Study shows EU intervention program wreaked havoc on global dairy prices
U.S. dairy groups call for end to EU dumping of dairy products in international markets.
An economic analysis published on June 18 shows the serious impact of the European Union’s (EU) skim milk powder (SMP) intervention program on the U.S. dairy industry — especially to U.S. farm-gate milk prices — in the years 2016-2019, according to the International Dairy Foods Association (IDFA), the U.S. Dairy Export Council (USDEC) and the National Milk Producers Federation (NMPF).

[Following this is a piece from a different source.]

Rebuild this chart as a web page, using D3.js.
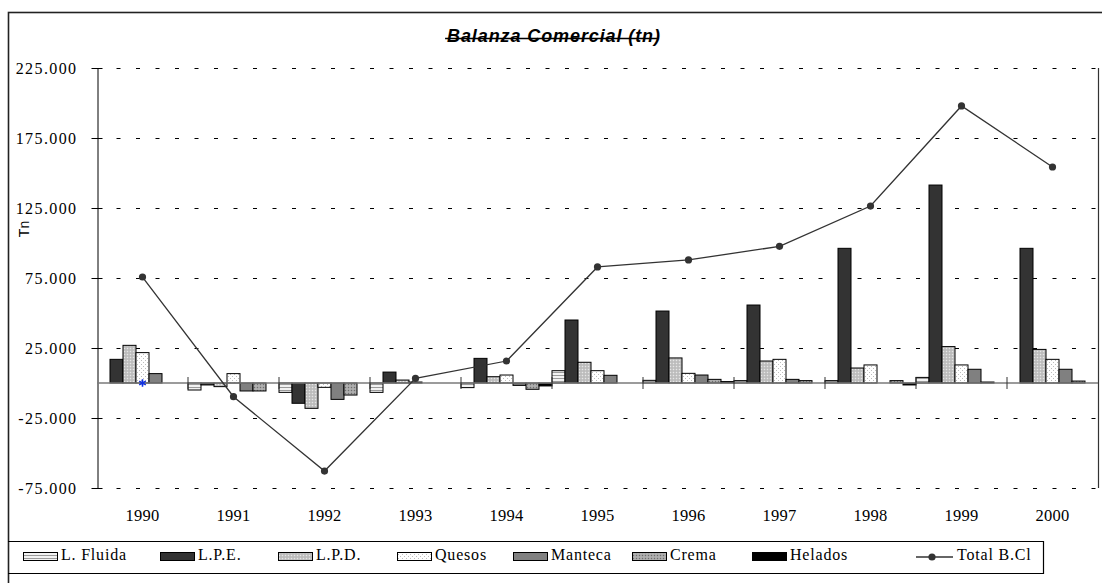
<!DOCTYPE html>
<html>
<head>
<meta charset="utf-8">
<script src="https://cdn.jsdelivr.net/npm/d3@7"></script>
<style>
  html, body { margin: 0; padding: 0; background: #fff; }
  svg { display: block; }
</style>
</head>
<body>
<svg id="chart" width="1102" height="583"></svg>
<script>
// ---------- data ----------
const years = ["1990","1991","1992","1993","1994","1995","1996","1997","1998","1999","2000"];
const seriesNames = ["L. Fluida","L.P.E.","L.P.D.","Quesos","Manteca","Crema","Helados"];
const lFluida = [0, -5000, -6700, -6700, -3300, 8800, 1900, 1700, 1700, 4000, 0];
const lpe     = [16900, -1400, -14500, 7800, 17600, 45000, 51400, 55700, 96200, 141400, 96200];
const lpd     = [26900, -2600, -18100, 2100, 4500, 14800, 17900, 15700, 10700, 26000, 24000];
const quesos  = [21700, 6700, -3100, 700, 5700, 8800, 6900, 16900, 12900, 12900, 16900];
const manteca = [6700, -5700, -11700, 0, -1700, 5500, 5700, 2600, 0, 9800, 9800];
const crema   = [0, -5700, -8600, 0, -4500, 0, 2600, 1700, 1700, 700, 1400];
const helados = [0, 0, 0, 0, -2100, 0, 1000, 0, -1400, 0, 0];
const totalBCl = [75700, -9800, -62900, 3300, 15700, 82900, 87900, 97600, 126400, 197900, 154300];
const yTicks = [225000, 175000, 125000, 75000, 25000, -25000, -75000];
const titleText = "Balanza Comercial (tn)";
const yTitle = "Tn";
const lineName = "Total B.Cl";

const seriesValues = [lFluida, lpe, lpd, quesos, manteca, crema, helados];
const fills = ["url(#pFluida)", "#333333", "url(#pLPD)", "url(#pQuesos)", "#808080", "url(#pCrema)", "#000000"];

// ---------- setup ----------
const svg = d3.select("#chart");
const serif = "'Liberation Serif', 'Times New Roman', serif";
const sans = "'Liberation Sans', Arial, sans-serif";

const defs = svg.append("defs");
// L. Fluida: horizontal stripes
let p = defs.append("pattern").attr("id","pFluida").attr("patternUnits","userSpaceOnUse").attr("width",4).attr("height",3);
p.append("rect").attr("width",4).attr("height",3).attr("fill","#f2f2f2");
p.append("rect").attr("width",4).attr("height",1).attr("fill","#9a9a9a");
// L.P.D.: light grey stipple
p = defs.append("pattern").attr("id","pLPD").attr("patternUnits","userSpaceOnUse").attr("width",3).attr("height",3);
p.append("rect").attr("width",3).attr("height",3).attr("fill","#c4c4c4");
p.append("rect").attr("x",0).attr("y",0).attr("width",1).attr("height",1).attr("fill","#e6e6e6");
p.append("rect").attr("x",1.5).attr("y",1.5).attr("width",1).attr("height",1).attr("fill","#a6a6a6");
// Quesos: white with sparse dots
p = defs.append("pattern").attr("id","pQuesos").attr("patternUnits","userSpaceOnUse").attr("width",4).attr("height",4);
p.append("rect").attr("width",4).attr("height",4).attr("fill","#ffffff");
p.append("rect").attr("x",0).attr("y",0).attr("width",1).attr("height",1).attr("fill","#bdbdbd");
p.append("rect").attr("x",2).attr("y",2).attr("width",1).attr("height",1).attr("fill","#bdbdbd");
// Crema: darker stipple
p = defs.append("pattern").attr("id","pCrema").attr("patternUnits","userSpaceOnUse").attr("width",3).attr("height",3);
p.append("rect").attr("width",3).attr("height",3).attr("fill","#a4a4a4");
p.append("rect").attr("x",0).attr("y",0).attr("width",1).attr("height",1).attr("fill","#6e6e6e");
p.append("rect").attr("x",1.5).attr("y",1.5).attr("width",1).attr("height",1).attr("fill","#d0d0d0");

// outer frame
svg.append("rect").attr("x",8.5).attr("y",12.5).attr("width",1200).attr("height",700)
  .attr("fill","none").attr("stroke","#222").attr("stroke-width",1.6);

// scales
const plotL = 97, plotR = 1098, plotT = 68, plotB = 488;
const x = d3.scaleBand().domain(years).range([plotL, plotR]).paddingInner(0).paddingOuter(0);
const xs = d3.scaleBand().domain(seriesNames).range([0, x.bandwidth()]).padding(0);
const y = d3.scaleLinear().domain([-75000, 225000]).range([plotB, plotT]);

const loc = d3.formatLocale({decimal: ",", thousands: ".", grouping: [3], currency: ["$",""], minus: "-"});
const fmt = loc.format(",d");

// gridlines (dashed)
svg.append("g").selectAll("line").data(yTicks).join("line")
  .attr("x1", plotL).attr("x2", plotR)
  .attr("y1", d => Math.round(y(d)) + 0.5).attr("y2", d => Math.round(y(d)) + 0.5)
  .attr("stroke", "#000").attr("stroke-width", 1).attr("stroke-dasharray", "4,15.5");

// right border of plot
svg.append("line").attr("x1", plotR + 0.5).attr("x2", plotR + 0.5).attr("y1", plotT).attr("y2", plotB)
  .attr("stroke", "#333").attr("stroke-width", 1.2);

// y axis
const yAxis = d3.axisLeft(y).tickValues(yTicks).tickFormat(fmt).tickSizeInner(6).tickSizeOuter(0).tickPadding(14);
const gy = svg.append("g").attr("transform", `translate(${plotL + 0.5},0)`).call(yAxis);
gy.select(".domain").attr("stroke", "#000");
gy.selectAll(".tick line").attr("x2", -6).attr("x1", 5).attr("stroke", "#000");
gy.selectAll(".tick text").attr("font-family", serif).attr("font-size", 16)
  .attr("letter-spacing", 1.4).attr("fill", "#000");
gy.attr("font-size", null).attr("font-family", null);

// y title
svg.append("text").attr("transform", "translate(29,229) rotate(-90)")
  .attr("text-anchor", "middle").attr("font-family", sans).attr("font-size", 14).attr("fill", "#000")
  .text(yTitle);

// bars
const gBars = svg.append("g");
years.forEach((yr, i) => {
  const g = gBars.append("g").attr("transform", `translate(${x(yr)},0)`);
  g.selectAll("rect").data(seriesNames.map((s, k) => ({s, v: seriesValues[k][i], k})))
    .join("rect")
    .filter(d => d.v !== 0)
    .attr("x", d => xs(d.s))
    .attr("width", xs.bandwidth())
    .attr("y", d => y(Math.max(0, d.v)))
    .attr("height", d => Math.abs(y(d.v) - y(0)))
    .attr("fill", d => fills[d.k])
    .attr("stroke", "#000").attr("stroke-width", 1);
});

// zero line
svg.append("line").attr("x1", plotL).attr("x2", plotR).attr("y1", y(0)).attr("y2", y(0))
  .attr("stroke", "#7a7a7a").attr("stroke-width", 1.5);
// category tick marks at band boundaries on the zero line
svg.append("g").selectAll("line").data(years.slice(1)).join("line")
  .attr("x1", d => x(d)).attr("x2", d => x(d))
  .attr("y1", y(0) - 6).attr("y2", y(0) + 6)
  .attr("stroke", "#333").attr("stroke-width", 1);

// category labels
svg.append("g").selectAll("text").data(years).join("text")
  .attr("x", d => x(d) + x.bandwidth() / 2).attr("y", 521)
  .attr("text-anchor", "middle").attr("font-family", serif).attr("font-size", 16.5)
  .attr("letter-spacing", 0.3).attr("fill", "#000").text(d => d);

// total line
const line = d3.line().x((d, i) => x(years[i]) + x.bandwidth() / 2).y(d => y(d));
svg.append("path").datum(totalBCl).attr("d", line)
  .attr("fill", "none").attr("stroke", "#333").attr("stroke-width", 1.3);
svg.append("g").selectAll("circle").data(totalBCl).join("circle")
  .attr("cx", (d, i) => x(years[i]) + x.bandwidth() / 2).attr("cy", d => y(d))
  .attr("r", 3.6).attr("fill", "#333");

// small stray marker at 1990 baseline
const star = d3.symbol().type(d3.symbolAsterisk || d3.symbolCross).size(40);
svg.append("path").attr("d", star())
  .attr("transform", `translate(${x(years[0]) + x.bandwidth() / 2},${y(0)})`)
  .attr("fill", "none").attr("stroke", "#1030e0").attr("stroke-width", 1.6);

// title
const title = svg.append("text").attr("x", 554).attr("y", 42)
  .attr("text-anchor", "middle").attr("font-family", sans).attr("font-size", 18)
  .attr("font-weight", "bold").attr("font-style", "italic").attr("letter-spacing", 0.9)
  .attr("fill", "#000").text(titleText);
const tb = title.node().getBBox();
svg.append("line").attr("x1", tb.x - 2).attr("x2", tb.x + tb.width - 4)
  .attr("y1", 38.5).attr("y2", 38.5).attr("stroke", "#000").attr("stroke-width", 1.6);

// legend
const legL = 8, legR = 1043, legT = 541, legB = 573;
svg.append("path")
  .attr("d", `M${legL},${legT + 0.5}H${legR + 0.5}V${legB + 0.5}H${legL}`)
  .attr("fill", "none").attr("stroke", "#000").attr("stroke-width", 1.2);
const legX = [23, 160, 278, 397, 513, 632, 752];
const gl = svg.append("g");
seriesNames.forEach((s, k) => {
  gl.append("rect").attr("x", legX[k] + 0.5).attr("y", 552.5).attr("width", 34).attr("height", 8)
    .attr("fill", fills[k]).attr("stroke", "#000").attr("stroke-width", 1);
  gl.append("text").attr("x", legX[k] + 38).attr("y", 560)
    .attr("font-family", serif).attr("font-size", 16).attr("letter-spacing", 0.8)
    .attr("fill", "#000").text(s);
});
gl.append("line").attr("x1", 916).attr("x2", 953).attr("y1", 557).attr("y2", 557)
  .attr("stroke", "#333").attr("stroke-width", 1.3);
gl.append("circle").attr("cx", 932).attr("cy", 557).attr("r", 3.6).attr("fill", "#333");
gl.append("text").attr("x", 957).attr("y", 560)
  .attr("font-family", serif).attr("font-size", 16).attr("letter-spacing", 0.8)
  .attr("fill", "#000").text(lineName);
</script>
</body>
</html>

The report’s authors conclude that the United States was “economically harmed by the EU’s intervention program for SMP” in three ways. First, the EU program depressed the global price of SMP, the associations said, which lowered U.S. milk prices in 2018 and 2019, contributing to a $2.2 billion loss of U.S. dairy-farm income those years. The EU program also artificially inflated its global export market share, resulting in drastically lower market share for U.S. dairy exporters and other SMP exporters and U.S. dairy export losses of $168 million from 2018-2019. Finally, the analysis shows that when the EU unleashed its stockpile of “intervention SMP” onto the global marketplace, the disposal of the product had harmful effects on the competitiveness of the United States in historically important export markets, including Southeast Asia.